In our human understanding we like to see how everything has a beginning. However, we seem to be able to better comprehend what eternity is about. We write songs about loving each other forever and ever. We discuss perpetuity and even have a symbol for infinity. But attempting to understand a God consisting of 3 persons as not having a beginning is difficult. Hence, God as a Divine Presence is easier seen as ‘Always was and always will be’.

The prophets of old predicted the coming of a Messiah (‘The anointed one’). The Jews were looking for a great King and leader and as a result they couldn’t believe Jesus was the answer so they ran him out of town.

So why did God decide on creating a human to be the saviour of the world? This was how we humans would better understand his role. He would be one of us and grow up among us. He would have a beginning, his birth, and an end, his death on the cross. We are created to live. Jesus was the only person ever created with the express purpose of dying.

During his life he would be seen as the son of Mary and Joseph, yet at the Transfiguration, God was heard to say that he was His Son with whom he was well pleased. The father image was then easier to accept.

Jesus also used this image in teaching us to pray the ‘Our Father’. He also referred to his ‘Father in Heaven’ on numerous occasions.

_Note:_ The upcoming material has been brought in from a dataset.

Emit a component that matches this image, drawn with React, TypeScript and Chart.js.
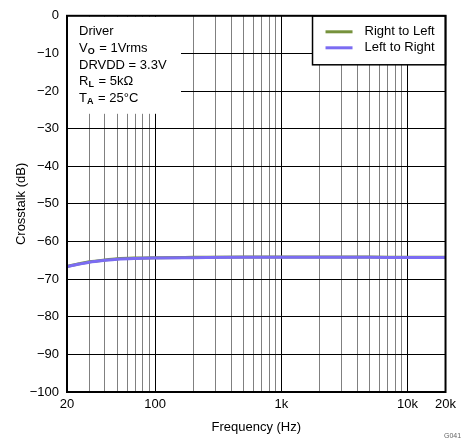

While Jesus was on earth he had to rely on God to answer his prayers and provide the miracles often thought to be of his own doing. He took time out to pray and the night before he died he begged God to save him from what he knew would be his fate.

The resurrection was the proof he was sent by God to redeem the world. His return to heaven brought him into ‘The Divine Presence’ and when he returned he was seen to be different by his apostles. Yet he ate a fish breakfast which he prepared for them and appeared in front of them in a locked room.

Before the Ascension he promised he would leave them with his Spirit to sustain and guide them. It was this same Spirit that fired them into action at Pentecost. Once again it is easier to see Jesus and the Spirit as part of ‘The Divine Presence’ rather than the second and third ‘person’ of the Trinity.

The prayer “Glory be to the Father, The Son and the Holy Spirit as it was in the beginning, is now and ever shall be forever and ever. Amen” might be a bit easier to understand if it was worded: “Glory be to God, The Divine Presence in our world who always was and who always will be. Amen”

I’m Peter Mack and that’s how I feel.